Tuesday, August 31, 2010

Overheard

On the streets of Palo Alto. One guy talking to another outside of the gelato shop, referring to a dog on a leash.
"Oh, that's an unusual name. Where does it come from?"
"It's my favorite 13th century Persian poet."
What can you say to that?

Monday, August 30, 2010

Bog Post

Keeping with longstanding Harris blog themes of sports and fashion, I thought I'd point you at this article about a sport I never heard of before: bog snorkeling.
To complete the race, contestants must swim two lengths of a 60yd (55m) muddy, water-filled trench using flippers but no recognised swimming strokes.
If there were some gators in there, it would make for an interesting spectator sport!

Saturday, August 28, 2010

Modern Roach Coach

The other day I met someone in the elevator who suggested we have lunch at an Indian food truck across the road a ways. She said she had heard it was really good. It turned out to have a line about a half block long waiting to order! Standing in line, the guy in front of us told us how he had come across from the neighboring town to eat there that day. "Seriously!?," we asked. "Oh, yes, I follow them on Twitter." Not being an aficionado of Indian food, I can give you this review: It was okay.

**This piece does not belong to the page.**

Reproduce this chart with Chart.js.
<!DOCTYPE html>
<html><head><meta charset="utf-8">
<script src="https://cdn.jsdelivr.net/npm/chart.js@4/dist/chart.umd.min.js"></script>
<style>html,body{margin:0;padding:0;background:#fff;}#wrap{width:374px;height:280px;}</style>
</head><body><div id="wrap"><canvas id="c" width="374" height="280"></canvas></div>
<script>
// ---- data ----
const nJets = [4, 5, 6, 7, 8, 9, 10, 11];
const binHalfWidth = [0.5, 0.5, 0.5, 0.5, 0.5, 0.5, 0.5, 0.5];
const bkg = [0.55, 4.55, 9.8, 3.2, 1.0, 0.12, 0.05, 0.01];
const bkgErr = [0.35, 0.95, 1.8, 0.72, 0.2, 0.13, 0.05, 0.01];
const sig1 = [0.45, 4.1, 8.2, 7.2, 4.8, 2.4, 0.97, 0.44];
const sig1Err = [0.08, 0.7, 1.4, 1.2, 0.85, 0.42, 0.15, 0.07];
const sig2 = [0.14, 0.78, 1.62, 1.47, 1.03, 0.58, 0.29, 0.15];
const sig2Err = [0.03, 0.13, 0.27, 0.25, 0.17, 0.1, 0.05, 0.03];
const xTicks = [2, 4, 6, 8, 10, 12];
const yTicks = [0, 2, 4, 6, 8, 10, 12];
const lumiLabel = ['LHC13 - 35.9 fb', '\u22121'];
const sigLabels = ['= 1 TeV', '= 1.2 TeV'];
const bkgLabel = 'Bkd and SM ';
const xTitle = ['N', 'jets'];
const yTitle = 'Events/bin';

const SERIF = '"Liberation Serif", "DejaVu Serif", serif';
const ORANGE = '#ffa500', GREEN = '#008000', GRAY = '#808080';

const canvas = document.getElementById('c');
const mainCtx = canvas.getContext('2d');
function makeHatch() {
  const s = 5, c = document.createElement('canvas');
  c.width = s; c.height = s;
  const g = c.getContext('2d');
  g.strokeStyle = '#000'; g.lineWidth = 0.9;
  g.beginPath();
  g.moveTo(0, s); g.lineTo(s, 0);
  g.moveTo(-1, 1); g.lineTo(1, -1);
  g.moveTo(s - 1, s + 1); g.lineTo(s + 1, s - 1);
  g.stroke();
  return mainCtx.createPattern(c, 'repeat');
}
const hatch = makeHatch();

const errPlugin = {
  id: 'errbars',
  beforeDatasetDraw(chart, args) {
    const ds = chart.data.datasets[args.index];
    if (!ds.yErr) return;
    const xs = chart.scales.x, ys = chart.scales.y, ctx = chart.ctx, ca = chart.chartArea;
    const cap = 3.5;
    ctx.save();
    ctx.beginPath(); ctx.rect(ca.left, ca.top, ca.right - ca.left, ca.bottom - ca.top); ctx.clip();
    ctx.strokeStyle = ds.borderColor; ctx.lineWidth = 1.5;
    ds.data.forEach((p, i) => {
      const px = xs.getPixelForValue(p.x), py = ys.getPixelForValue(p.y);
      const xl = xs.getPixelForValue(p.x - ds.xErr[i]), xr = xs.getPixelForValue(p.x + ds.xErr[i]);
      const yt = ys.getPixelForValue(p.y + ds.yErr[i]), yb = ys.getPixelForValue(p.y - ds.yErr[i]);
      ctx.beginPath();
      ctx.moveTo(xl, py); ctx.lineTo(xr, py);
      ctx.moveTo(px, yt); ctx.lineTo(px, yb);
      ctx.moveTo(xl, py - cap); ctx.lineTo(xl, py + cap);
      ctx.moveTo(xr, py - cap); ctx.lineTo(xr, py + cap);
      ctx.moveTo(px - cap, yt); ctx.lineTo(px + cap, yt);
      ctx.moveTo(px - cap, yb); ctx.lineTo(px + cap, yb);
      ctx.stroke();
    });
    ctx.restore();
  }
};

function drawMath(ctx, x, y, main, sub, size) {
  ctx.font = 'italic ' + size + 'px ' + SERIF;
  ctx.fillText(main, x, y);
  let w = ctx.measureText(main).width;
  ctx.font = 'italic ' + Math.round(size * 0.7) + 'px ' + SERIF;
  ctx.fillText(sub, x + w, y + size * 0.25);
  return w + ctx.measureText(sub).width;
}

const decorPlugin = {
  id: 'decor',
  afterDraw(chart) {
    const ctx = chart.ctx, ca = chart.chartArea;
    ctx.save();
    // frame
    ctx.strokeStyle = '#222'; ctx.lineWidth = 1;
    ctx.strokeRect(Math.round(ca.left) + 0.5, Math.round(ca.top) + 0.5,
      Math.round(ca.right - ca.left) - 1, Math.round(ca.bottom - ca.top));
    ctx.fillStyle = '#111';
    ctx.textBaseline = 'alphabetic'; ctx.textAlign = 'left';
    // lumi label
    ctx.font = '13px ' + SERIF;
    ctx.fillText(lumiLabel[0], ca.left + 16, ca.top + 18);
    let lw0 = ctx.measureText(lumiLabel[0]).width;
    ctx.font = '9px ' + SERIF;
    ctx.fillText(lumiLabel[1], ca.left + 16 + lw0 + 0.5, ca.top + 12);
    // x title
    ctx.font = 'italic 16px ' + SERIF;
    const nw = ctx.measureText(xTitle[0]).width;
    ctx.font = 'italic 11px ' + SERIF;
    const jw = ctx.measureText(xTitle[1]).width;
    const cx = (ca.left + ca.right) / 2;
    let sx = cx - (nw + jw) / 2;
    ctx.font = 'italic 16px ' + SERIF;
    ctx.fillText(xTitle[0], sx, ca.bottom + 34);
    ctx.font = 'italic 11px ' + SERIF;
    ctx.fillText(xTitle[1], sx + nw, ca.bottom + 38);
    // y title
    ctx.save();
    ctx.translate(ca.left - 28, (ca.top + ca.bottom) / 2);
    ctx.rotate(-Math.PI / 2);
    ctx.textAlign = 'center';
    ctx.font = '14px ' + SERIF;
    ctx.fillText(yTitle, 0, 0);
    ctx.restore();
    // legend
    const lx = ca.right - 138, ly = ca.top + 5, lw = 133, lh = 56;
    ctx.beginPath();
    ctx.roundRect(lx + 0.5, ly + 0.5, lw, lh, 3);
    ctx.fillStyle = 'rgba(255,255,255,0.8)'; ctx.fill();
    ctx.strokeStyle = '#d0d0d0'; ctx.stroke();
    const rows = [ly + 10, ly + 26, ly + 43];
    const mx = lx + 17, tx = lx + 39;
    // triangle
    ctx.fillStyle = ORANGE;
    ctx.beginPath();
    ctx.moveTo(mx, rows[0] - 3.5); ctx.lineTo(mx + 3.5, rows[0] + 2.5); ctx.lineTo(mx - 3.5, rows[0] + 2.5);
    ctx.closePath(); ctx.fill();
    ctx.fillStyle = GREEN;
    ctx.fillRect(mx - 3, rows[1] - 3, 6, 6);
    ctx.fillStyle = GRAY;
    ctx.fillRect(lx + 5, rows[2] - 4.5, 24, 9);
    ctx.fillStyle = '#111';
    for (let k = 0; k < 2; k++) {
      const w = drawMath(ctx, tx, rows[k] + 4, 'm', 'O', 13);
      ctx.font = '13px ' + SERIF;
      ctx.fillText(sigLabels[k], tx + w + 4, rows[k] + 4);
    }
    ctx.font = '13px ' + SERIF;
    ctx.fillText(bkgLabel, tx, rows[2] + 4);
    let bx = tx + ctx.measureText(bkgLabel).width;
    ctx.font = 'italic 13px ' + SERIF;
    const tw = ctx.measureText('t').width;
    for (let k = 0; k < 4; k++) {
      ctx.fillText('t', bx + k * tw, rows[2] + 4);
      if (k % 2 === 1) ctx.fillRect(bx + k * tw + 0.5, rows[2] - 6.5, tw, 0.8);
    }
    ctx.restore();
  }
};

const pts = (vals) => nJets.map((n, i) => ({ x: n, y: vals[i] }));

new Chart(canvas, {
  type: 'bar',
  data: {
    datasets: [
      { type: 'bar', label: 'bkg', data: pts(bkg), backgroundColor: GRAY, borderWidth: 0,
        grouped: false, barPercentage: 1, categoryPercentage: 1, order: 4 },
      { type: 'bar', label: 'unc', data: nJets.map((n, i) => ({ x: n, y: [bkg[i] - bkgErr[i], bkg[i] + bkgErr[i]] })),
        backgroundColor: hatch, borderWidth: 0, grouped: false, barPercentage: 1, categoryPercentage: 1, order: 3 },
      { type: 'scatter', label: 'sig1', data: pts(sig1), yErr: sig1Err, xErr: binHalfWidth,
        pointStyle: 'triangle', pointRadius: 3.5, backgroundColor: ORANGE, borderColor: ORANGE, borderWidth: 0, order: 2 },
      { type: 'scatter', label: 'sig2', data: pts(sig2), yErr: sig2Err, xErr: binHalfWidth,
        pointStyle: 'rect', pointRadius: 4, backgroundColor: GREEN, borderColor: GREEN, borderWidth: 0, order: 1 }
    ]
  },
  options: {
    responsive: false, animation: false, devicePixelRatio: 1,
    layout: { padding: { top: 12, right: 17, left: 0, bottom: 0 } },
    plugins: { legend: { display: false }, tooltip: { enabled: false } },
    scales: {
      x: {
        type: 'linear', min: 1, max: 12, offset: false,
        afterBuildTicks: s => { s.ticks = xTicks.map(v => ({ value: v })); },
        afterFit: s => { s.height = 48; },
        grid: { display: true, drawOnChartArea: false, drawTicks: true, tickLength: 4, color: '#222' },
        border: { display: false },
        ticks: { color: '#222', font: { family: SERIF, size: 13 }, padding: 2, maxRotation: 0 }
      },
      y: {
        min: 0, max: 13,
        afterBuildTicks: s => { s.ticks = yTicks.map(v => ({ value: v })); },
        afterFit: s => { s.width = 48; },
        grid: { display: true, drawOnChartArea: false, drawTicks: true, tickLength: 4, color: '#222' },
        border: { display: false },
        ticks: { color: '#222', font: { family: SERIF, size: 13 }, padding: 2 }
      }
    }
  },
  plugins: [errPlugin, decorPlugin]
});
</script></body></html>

I had heard about the phenomenon of micro-foodie mobile vendors popping up in the city, but I didn't know it was a suburban office park sensation. Now via the terrific NPR iPad app, I also saw this article you might find interesting.

Thursday, August 26, 2010

Central Coast

Last weekend Dara and I took a road trip down to the central coast, staying in San Luis Obispo. The SLO acronym is appropriate, but that was just fine by us. Cal Poly makes it a college town, and it has a cute and busy downtown area with lots of restaurants, some of which back up on to the tree lined creek. The temperate SLO is flanked on one side by the hot wine country near Paso Robles, and the foggy coast on the other. On one day, we drove up the coast to Morro Bay, then up to the tiny town of Cambria, across through the wineries toward Paso Robles, and back. On the next, we went down the coast past AJ's old hangout of Pismo Beach, across to the even tinier town of Los Olivos, on to the Disneyland-like atmosphere of Solvang, and back. On the last day we had a glorious, warm, fog-free, convertible-top-down ride up the coast highway, stopping for lunch at Nepenthe and thinking of Mom's visit. Back home now, trying to plan another adventure. Pictures on Flickr, and I posted a video of the otters we saw in Morro Bay above.

Sunday, August 01, 2010

If This Is Tuesday, This Must Be...

Last week I went on a week-long round-the-world trip. Not a method of world touring I recommend. Twenty-two hours of flight time to get to Bangalore, with a stop in Frankfurt. Two days in Bangalore, then eleven hours of flight time to Beijing via Singapore, and a couple of days in Beijing, followed by a twelve hour flight home. Somewhere in there you lose a day, so you work six days but can't find one of them. Maybe that's an argument for going the other direction around. Hmm.

I had not been in Bangalore for five years, and at the rate it changes, that was a very long time. The rinky dink airport with a couple of luggage carousels opening off to a big banyan tree surrounded by traffic had been replaced by a gleaming international airport. The traffic was worse than before, which is hard to believe, but the monsoon season had cooled things off.

I was delayed in Singapore when they had to replace the plane. It had been struck by lightning, so I wasn't complaining. Still, I knewI was not on United when Singapore Airlines actually told us what happened, changed gates, provided free food and drinks, and personally delivered a printed letter of explanation and apology to everyone while they were waiting.

Beijing's general orderliness is a contrast to Bangalore's high energy chaos. Newspapers in India are also full of energy compared to the government-controlled ones in China, but the countries share some of the same problems associated with high economic growth -- most visible in traffic. Since in Beijing they can just declare whether you're allowed to drive based on the last two digits of your license plate, the clever people there are just working around the problem by buying multiple cars.